Insurance penetration, calculated as the percentage of insurance premiums to a country's Gross Domestic Product (GDP), reveals a significant under-penetration in the Indian market. The figure for FY25 indicates that insurance premiums constitute a small fraction of India's economic activity. Specifically, life insurance penetration saw a marginal decline to 2.7% from 2.8% a year prior. Non-life insurance penetration held steady at 1%. These metrics fall considerably short when compared to global averages, where life insurance represents 3% and non-life insurance a more substantial 4.3% of GDP.

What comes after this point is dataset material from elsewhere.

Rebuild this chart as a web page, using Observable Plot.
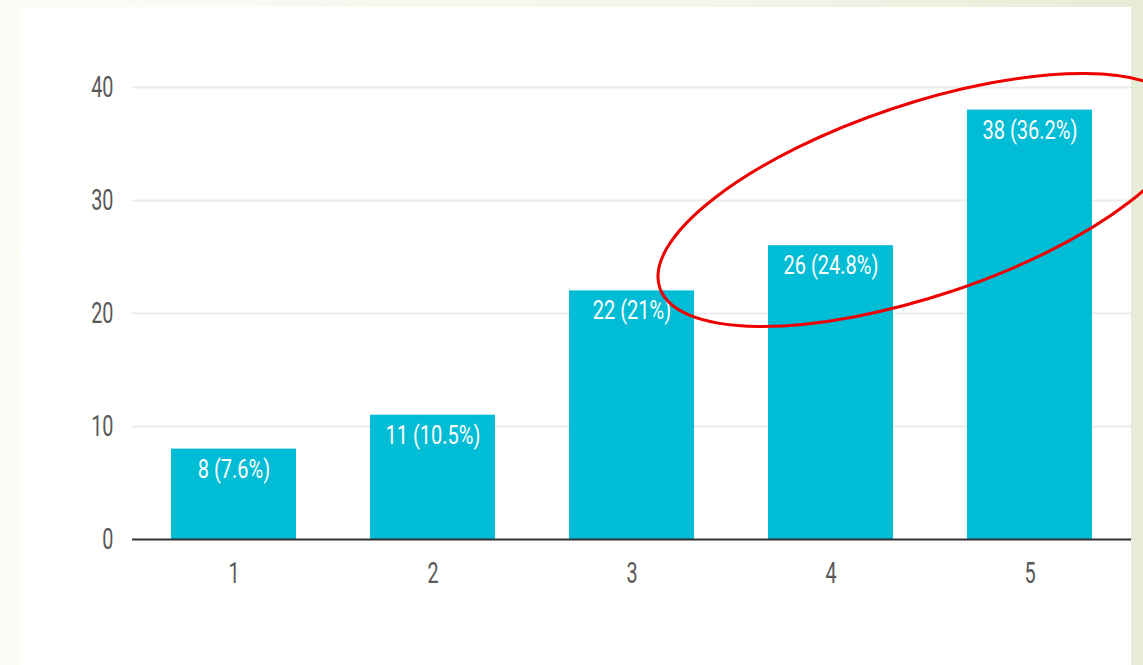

Insurance Density Trails Global Standards

Further highlighting the disparity, insurance density, measured as per capita premium spending, saw a modest increase to $97 in FY25 from $95 in the previous year. Life insurance density grew from $70 to $72, while non-life insurance density remained flat at $25. This is starkly contrasted by the global insurance density, which stood at $943 in 2024, with life insurance at $388 and non-life insurance at $555. The wide gap suggests that Indians, on average, spend significantly less on insurance compared to their global counterparts.

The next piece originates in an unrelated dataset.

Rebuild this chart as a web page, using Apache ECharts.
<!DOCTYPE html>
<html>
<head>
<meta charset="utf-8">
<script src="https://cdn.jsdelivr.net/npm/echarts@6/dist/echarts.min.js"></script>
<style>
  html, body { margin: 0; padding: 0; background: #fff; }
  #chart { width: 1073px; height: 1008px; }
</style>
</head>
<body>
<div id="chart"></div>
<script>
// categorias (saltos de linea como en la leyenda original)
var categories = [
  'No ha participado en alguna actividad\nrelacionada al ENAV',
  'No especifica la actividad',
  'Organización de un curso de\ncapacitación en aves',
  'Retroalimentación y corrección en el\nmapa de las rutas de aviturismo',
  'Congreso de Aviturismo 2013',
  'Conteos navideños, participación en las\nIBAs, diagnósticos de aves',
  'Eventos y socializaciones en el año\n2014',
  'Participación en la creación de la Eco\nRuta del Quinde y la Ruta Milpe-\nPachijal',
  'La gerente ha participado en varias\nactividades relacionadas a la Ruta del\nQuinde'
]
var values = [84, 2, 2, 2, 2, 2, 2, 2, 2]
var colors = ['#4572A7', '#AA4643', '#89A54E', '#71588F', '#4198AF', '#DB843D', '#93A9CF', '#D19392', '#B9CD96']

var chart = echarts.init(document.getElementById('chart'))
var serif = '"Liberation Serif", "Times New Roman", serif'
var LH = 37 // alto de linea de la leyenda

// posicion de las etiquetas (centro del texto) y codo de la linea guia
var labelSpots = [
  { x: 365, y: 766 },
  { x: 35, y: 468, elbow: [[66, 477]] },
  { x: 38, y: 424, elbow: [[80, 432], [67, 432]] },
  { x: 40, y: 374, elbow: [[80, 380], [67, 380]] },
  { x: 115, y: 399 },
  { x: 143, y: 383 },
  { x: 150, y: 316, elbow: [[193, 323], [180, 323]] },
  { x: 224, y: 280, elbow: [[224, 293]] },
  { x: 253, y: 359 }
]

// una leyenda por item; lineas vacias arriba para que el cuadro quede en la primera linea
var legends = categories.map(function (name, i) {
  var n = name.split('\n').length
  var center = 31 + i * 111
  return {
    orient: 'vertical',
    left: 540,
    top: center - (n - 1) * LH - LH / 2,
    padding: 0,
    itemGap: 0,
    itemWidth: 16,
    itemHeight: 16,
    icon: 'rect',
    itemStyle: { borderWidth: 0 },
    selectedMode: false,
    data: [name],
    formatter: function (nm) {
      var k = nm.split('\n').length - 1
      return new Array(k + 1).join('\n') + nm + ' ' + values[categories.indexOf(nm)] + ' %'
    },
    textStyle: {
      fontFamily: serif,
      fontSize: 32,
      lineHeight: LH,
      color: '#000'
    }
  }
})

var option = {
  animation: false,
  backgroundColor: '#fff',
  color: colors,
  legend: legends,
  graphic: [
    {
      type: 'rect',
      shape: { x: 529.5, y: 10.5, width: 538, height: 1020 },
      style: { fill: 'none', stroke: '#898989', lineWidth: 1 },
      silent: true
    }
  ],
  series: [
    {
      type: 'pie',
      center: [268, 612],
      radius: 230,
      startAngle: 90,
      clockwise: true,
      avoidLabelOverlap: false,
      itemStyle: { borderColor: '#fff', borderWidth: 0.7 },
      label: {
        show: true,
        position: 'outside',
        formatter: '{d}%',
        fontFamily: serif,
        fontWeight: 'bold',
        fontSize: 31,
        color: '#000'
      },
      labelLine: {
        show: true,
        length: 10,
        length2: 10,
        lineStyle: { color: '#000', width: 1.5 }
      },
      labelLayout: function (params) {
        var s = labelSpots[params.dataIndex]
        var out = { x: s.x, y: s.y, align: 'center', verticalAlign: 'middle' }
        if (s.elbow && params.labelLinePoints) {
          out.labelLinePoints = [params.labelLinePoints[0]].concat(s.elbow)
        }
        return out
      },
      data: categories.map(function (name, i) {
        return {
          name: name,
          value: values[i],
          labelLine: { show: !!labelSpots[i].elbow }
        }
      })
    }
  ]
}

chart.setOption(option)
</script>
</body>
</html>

Financial Implications for the Sector

The slow growth in penetration and density presents ongoing financial implications for the Indian insurance sector. Swiss Re forecasts that life insurance premiums in India are expected to grow below the historical trend at 3.5% in 2025, a notable slowdown from the Compound Annual Growth Rate (CAGR) of 4.9% recorded between 2014 and 2023. This projected slowdown is partly attributed to the market adapting to recent changes in taxation, expense regulations, and surrender norms. Despite these headwinds, the industry managed to report a total premium income of ₹8.86 lakh crore in FY25, reflecting a growth of 6.73% for the year.

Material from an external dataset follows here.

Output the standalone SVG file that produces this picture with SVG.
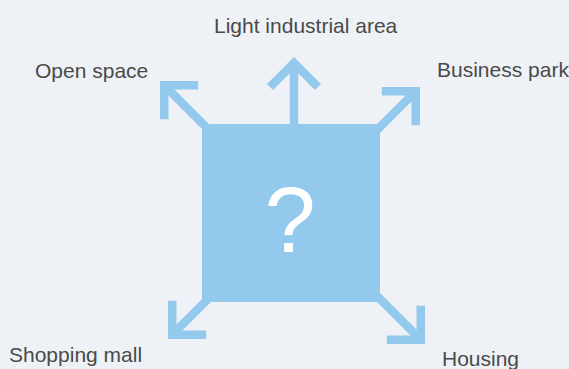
<svg xmlns="http://www.w3.org/2000/svg" width="569" height="369" viewBox="0 0 569 369">
  <style>
    .bg { fill: #eef2f6; }
    .box { fill: #93c9ec; }
    .label { font-family: "Liberation Sans", Arial, sans-serif; font-size: 21px; fill: #4a4a4a; }
    .mark { font-family: "Liberation Sans", Arial, sans-serif; font-size: 92px; fill: #ffffff; text-anchor: middle; }
    .shaft { stroke: #93c9ec; stroke-width: 8.5; fill: none; }
  </style>
  <defs>
    <!-- open chevron head, tip at the line end -->
    <marker id="chevron" markerUnits="userSpaceOnUse" viewBox="-32 -32 40 64" markerWidth="40" markerHeight="64" refX="0" refY="0" orient="auto" overflow="visible">
      <path d="M-24,-24 L0,0 L-24,24" fill="none" stroke="#93c9ec" stroke-width="8.5" stroke-linejoin="miter" stroke-miterlimit="4"/>
    </marker>
  </defs>

  <rect class="bg" x="0" y="0" width="569" height="369"/>

  <g id="connectors">
    <line class="shaft" x1="294" y1="140" x2="294" y2="63" marker-end="url(#chevron)"/>
    <line class="shaft" x1="215" y1="136" x2="164.25" y2="85.25" marker-end="url(#chevron)"/>
    <line class="shaft" x1="365" y1="142" x2="415.75" y2="91.25" marker-end="url(#chevron)"/>
    <line class="shaft" x1="217" y1="290" x2="172.25" y2="334.75" marker-end="url(#chevron)"/>
    <line class="shaft" x1="365" y1="284" x2="420.75" y2="339.75" marker-end="url(#chevron)"/>
  </g>

  <g id="centre">
    <rect class="box" x="202" y="124" width="178" height="178"/>
    <text class="mark" x="290" y="252">?</text>
  </g>

  <g id="light-industrial">
    <text class="label" x="214" y="33">Light industrial area</text>
  </g>
  <g id="open-space">
    <text class="label" x="35" y="78">Open space</text>
  </g>
  <g id="business-park">
    <text class="label" x="437" y="77">Business park</text>
  </g>
  <g id="shopping-mall">
    <text class="label" x="9" y="362">Shopping mall</text>
  </g>
  <g id="housing">
    <text class="label" x="442" y="366">Housing</text>
  </g>
</svg>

Official Statements and Responses

The IRDAI is actively implementing measures aimed at addressing profitability concerns among insurers. These regulatory adjustments are anticipated to create a more conducive environment for the sector, potentially leading to increased penetration over time. However, the immediate period may involve adjustments for market players as they adapt to new provisions.

Future Outlook

While the near-term forecast for life insurance premium growth appears subdued, a recovery to 5.7% growth is projected for 2026. The consistent, albeit slow, increase in insurance density since FY17 offers a glimmer of hope. Nevertheless, the pace of growth needs to accelerate substantially to bridge the substantial gap with global levels. For the non-life insurance segment, maintaining penetration at a mere 1% signals a clear need for innovative product development and enhanced distribution strategies to capture a larger market share.

Impact

The persistent low insurance penetration and density in India mean a vast majority of the population and businesses remain inadequately protected against financial risks such as health emergencies, accidents, or property damage. This leaves them more vulnerable and reliant on personal savings or state support. For insurance companies, the large underinsured population represents a significant growth opportunity, but overcoming economic, awareness, and accessibility barriers will be crucial to tap into this potential.

Impact Rating: 6/10

Difficult Terms Explained

  • Insurance Penetration: The ratio of insurance premiums to a country's Gross Domestic Product (GDP), showing how much of the economy is covered by insurance.
  • Insurance Density: The average amount of premium paid per person in a country, indicating per capita spending on insurance.
  • Gross Domestic Product (GDP): The total monetary value of all finished goods and services produced within a country's borders in a specific time period, serving as a key indicator of economic health.
  • Compound Annual Growth Rate (CAGR): The average annual growth rate of an investment over a specified period, assuming profits are reinvested.
  • Premium Income: The total amount of money an insurance company collects from its policyholders for providing insurance coverage.